Visio and Arduino: An example of the physical design for an e-wearable

My idea is to create a system to quickly modify an arduino Lilypad form factor.  The Lilypad Arduio is designed to be wearable, with contacts that do not require soldering and work with the stainless steel conductive thread that can be washed, and isn’t too expensive.  In the diagram below I show a potential system that uses either a Windows Tablet or Win Phone to either use WiFi or Bluetooth to update software in a e-wearable.  No sensors are shown here because this is the overall design document you might use on Kickstarter to demonstrate the e-Wearable with programming tools as well as log-in.

This time of e-wearable would be somewhat expensive, depending on the sensors used the e-wearable would need to be used in medical or safety situations.  For instance if the e-wearable is made in groups of 100, the Arduino Lilypad would cost around  $40 US at the end of assembly, with a shirt,  battery, an accelerometer, switch, temperature sensor but no WiFi Shield.  The WiFi or Bluetooth programmer could be used during the period that the e-wearable shirt is being programmed and then removed, or used during the medical tests.

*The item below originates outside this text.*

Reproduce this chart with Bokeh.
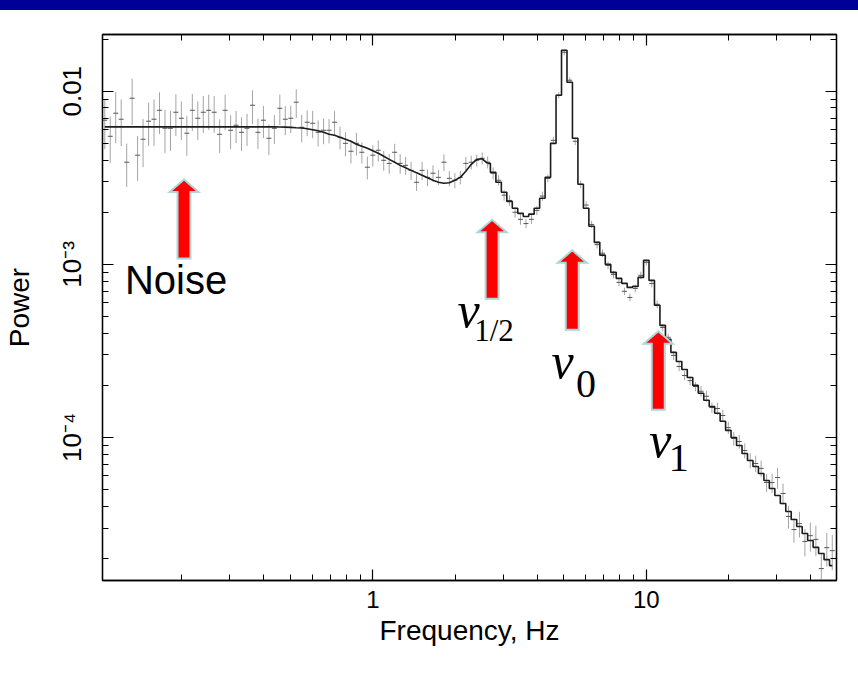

For this blog post, the diagram uses Visio Stencil “Masters” that I created and added to a stencil which you can reuse when I get it posted to the Visual Studio Gallery, which takes a few minutes of bureaucratic effort that I don’t want to go into right now.

The interesting thing is that you can attach data to each stencil and be able to build out a Bill of Material that is tied to live data say from https://www.sparkfun.com.

In my life I can visualize things pretty well in my head, but need to have these kinds of tools to communicate with others.